Greyscale Test Online
Is your grey actually grey, or does it have a color cast? This greyscale test shows smooth and stepped greyscale ramps to reveal white-balance tint, color shift, and banding — free, in your browser.
Current pattern
Smooth gradient 1/5
Click to start the greyscale test
Fullscreen · ← → arrows or swipe to change pattern
What the Greyscale Test Reveals
Greyscale is the most sensitive test for color accuracy — any tint is obvious on neutral grey.
Neutral grey everywhere
On a well-balanced screen, every step from black to white is pure grey with no color tint.
Color cast = tint
If dark greys look blue, red, or green, your white balance (color temperature) is off. "Warm" = yellowish, "cool" = bluish.
Banding in the ramp
Visible steps in the smooth gradient indicate limited color depth — see our banding test for detail.
How to Fix a Color Cast
- 1.Reset the monitor to factory settings so you start from a known baseline.
- 2.Choose a color temperature around 6500K (often labeled "warm" or "sRGB") — the neutral, accurate standard.
- 3.Avoid "vivid" or "gaming" picture modes, which deliberately skew color and tint.
- 4.For color-critical work, run the OS calibration tool or use a hardware colorimeter for precise white balance.
Greyscale Test FAQ
Why does my grey look slightly blue or yellow?

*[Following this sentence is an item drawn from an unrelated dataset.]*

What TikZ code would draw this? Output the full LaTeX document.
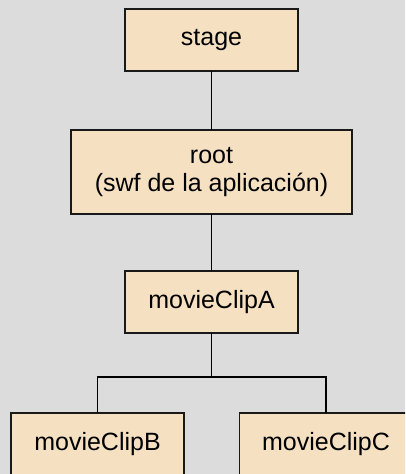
\documentclass[tikz,border=0pt]{standalone}
\usepackage{fontspec}
\setmainfont{Liberation Sans}
\definecolor{bgc}{HTML}{DCDCDC}
\definecolor{boxc}{HTML}{F5E1C2}
\begin{document}
\begin{tikzpicture}[x=1pt,y=-1pt,
  box/.style={draw=black!90,line width=1.4pt,fill=boxc,minimum width=173pt,minimum height=62pt,inner sep=0pt,outer sep=0pt,align=center,font=\fontsize{25}{28}\selectfont},
  link/.style={line width=1.5pt,black}]
\fill[bgc] (0,0) rectangle (405,474);
\useasboundingbox (0,0) rectangle (405,474);
\clip (0,0) rectangle (405,474);
\node[box] (stage) at (211.5,40) {stage};
\node[box,minimum width=281pt,minimum height=84pt] (root) at (211.5,172) {root\\(swf de la aplicación)};
\node[box] (A) at (211.5,302) {movieClipA};
\node[box] (B) at (97.5,444) {movieClipB};
\node[box] (C) at (326,444) {movieClipC};
\coordinate (j) at (211.5,377);
\draw[link] (stage) -- (root);
\draw[link] (root) -- (A);
\draw[link] (A) -- (j);
\draw[link] (j) -| (B);
\draw[link] (j) -| (C);
\end{tikzpicture}
\end{document}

That's a white-balance (color temperature) offset. A bluish cast means a "cool" temperature above 6500K; a yellowish cast means "warm," below 6500K. Set the monitor to a 6500K / sRGB mode for neutral grey.
What color temperature should I use?
6500K is the standard for the web, photography, and most content — it gives neutral, accurate greys. Some prefer warmer (~5500–6000K) for evening viewing, but it's less accurate.
Should every grey step be perfectly neutral?
Ideally yes. A consistent tint across all steps is a color-temperature setting issue (easy fix). A tint that changes from dark to light steps points to uneven RGB tracking — harder to fix without calibration.
Do I need a hardware calibrator?
Only for photo or video work where accuracy is critical. For everyday use, a factory reset plus a 6500K color temperature gets you close enough.